During sleep our bodies undertake repairs – both physical and mental. Hormones are released into the blood to heal muscular and cell damage whilst the brain is busy consolidating neural pathways during sleep. Therefor, any information or motor-skills learned prior to a nap have a far better chance of becoming engrained in our subconscious if we sleep after the practice, according to studies by neuroscientists. A quick power-nap also enhances our mental focus for the other tasks that we have to do in the day – thus we can be more effective at work and get out the door a little earlier to train!

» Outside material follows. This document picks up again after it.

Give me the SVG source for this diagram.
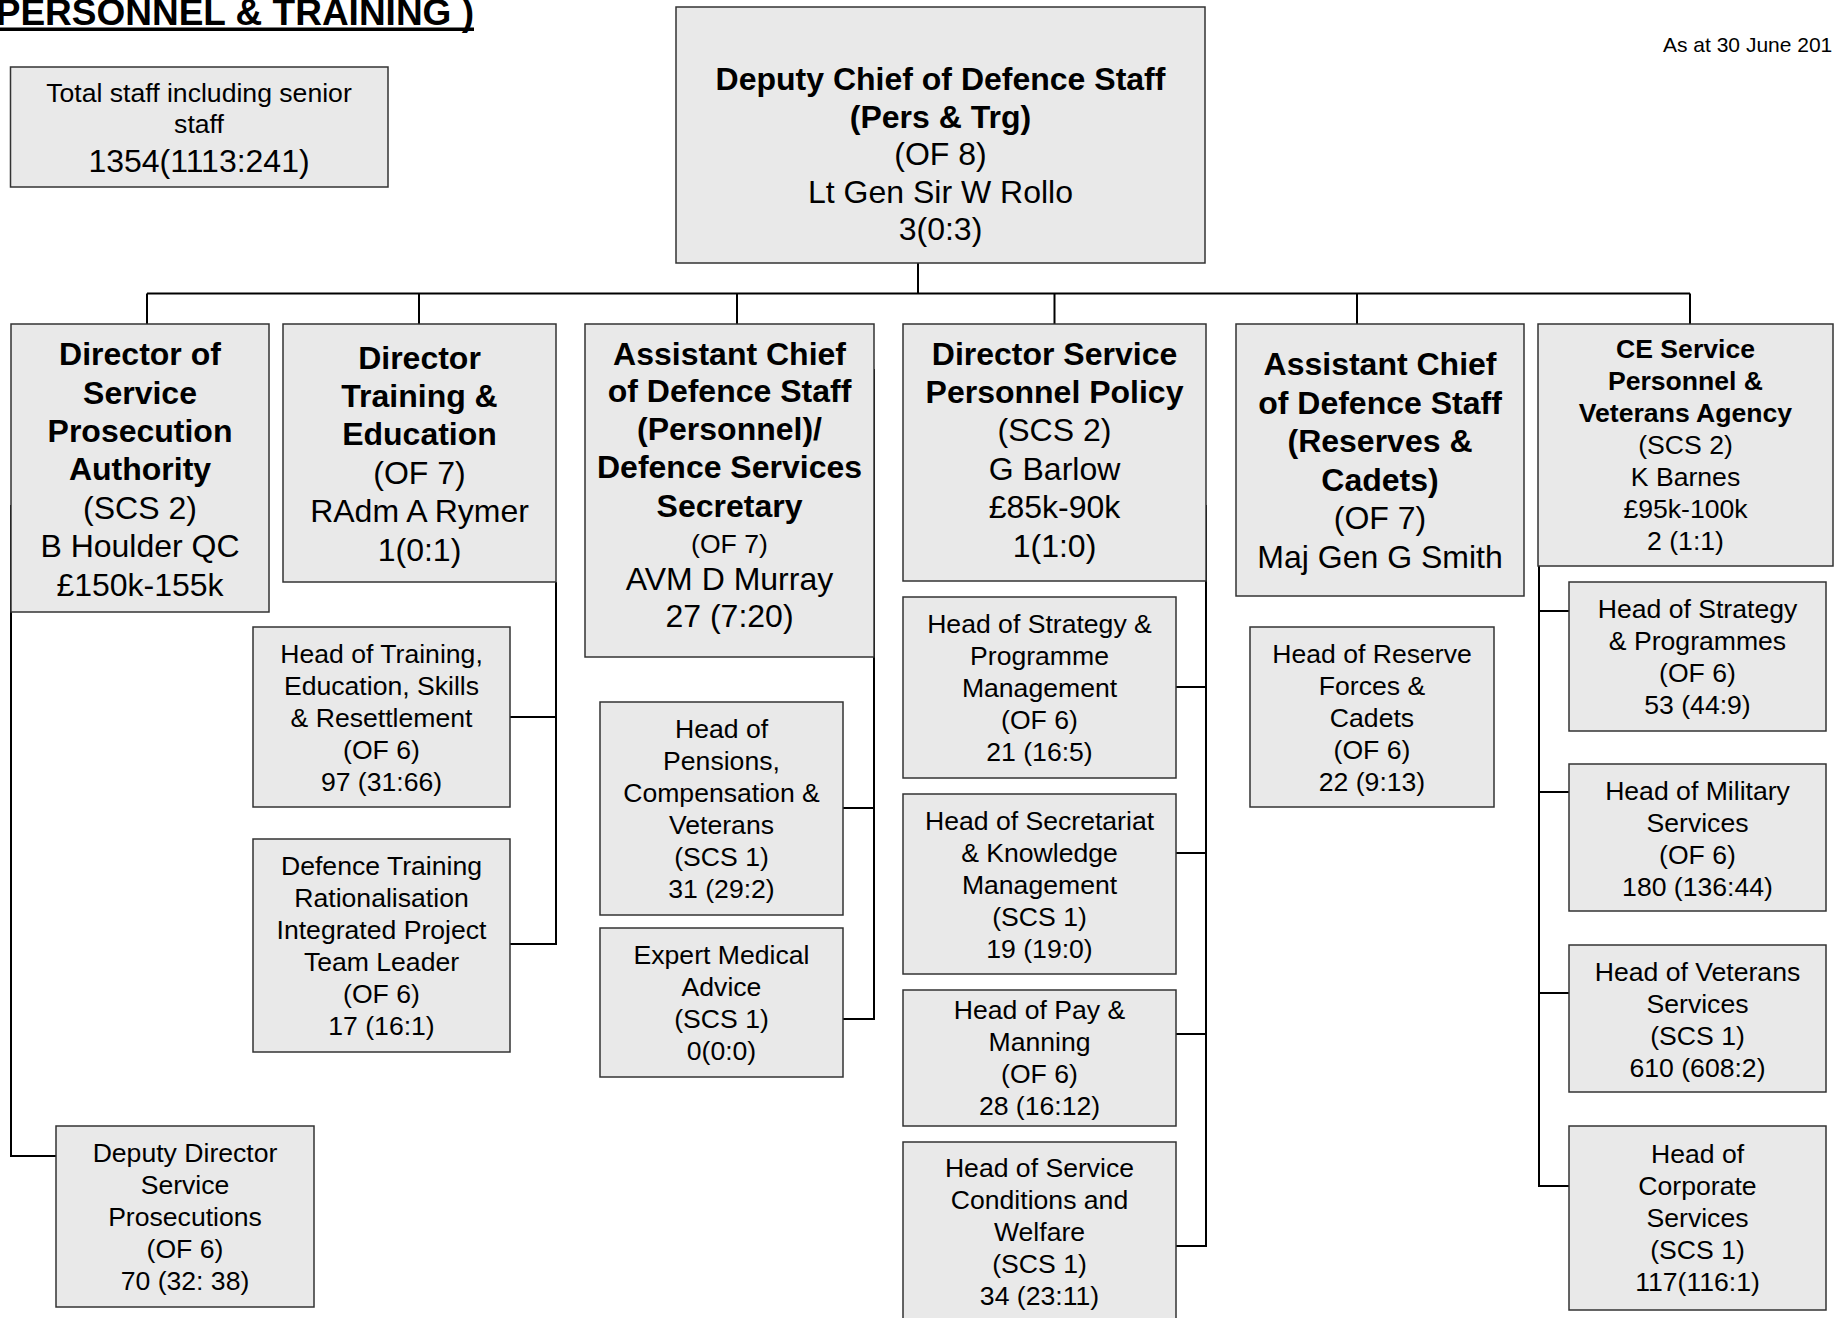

This is all very well for those with time to get their head down during the day –  but as a working age-grouper with so much to fit into  the day, there’s little hope for sleep. Even if you did have time, you’d probably find it hard to “switch of” sufficiently to nod off, right? Most people would find it very hard too- however, napping is a skill that can be developed. I should know – have always found it very hard to sleep unless i’m in exactly the right environment with no distractions whatever, and nothing playing on my mind. I find that for a 40-50 minute sleep, I need to allow about 90 minutes of relaxation time, because it  takes me a long time to ‘wind down’ – it’s against my nature to do “nothing” and i’m pretty a poor sleeper at the best of times. But i’m improving – the first step for me was to plan my nap times into the day, usually based around when i know that no one will be home. Next, I had to learn to clear my mind – or distract myself from the thoughts relating to tasks and concerns for the day. Music is very distracting but the radio, podcast or audio book helps me because I find voices very relaxing once i stop listening to the words and just let my focus drift to the rhythm and sound of the language. i’ll happily fall asleep listening to kids playing in the street or even a domestic argument next door.  20-40 minutes of sleep is sufficient – an hour is generally too long an we wake feeling groggy and less alert than before as well as at risk of disturbing night-time sleep. Once I took sleeping pills during the day, which i wouldn’t recommend at all, since their effects last longer than you’re likely to want to nap for! I was impressed when staying with my sister to see her making  the most of a 30 minute slot between getting home from work, eating and having to leave the house to make an evening swim squad with a 20 minute power nap – totally efficiently she’s out cold within seconds.

Consider the benefit of cramming an additional half hearted run, an hour of Big Brother or trawling Facebook for discussions about what your friends ate for breakfast compared to a refreshing sleep, and you may find yourself choosing to sneak off to a quiet and comfortable place to get to work on maximizing your advantage over you competition!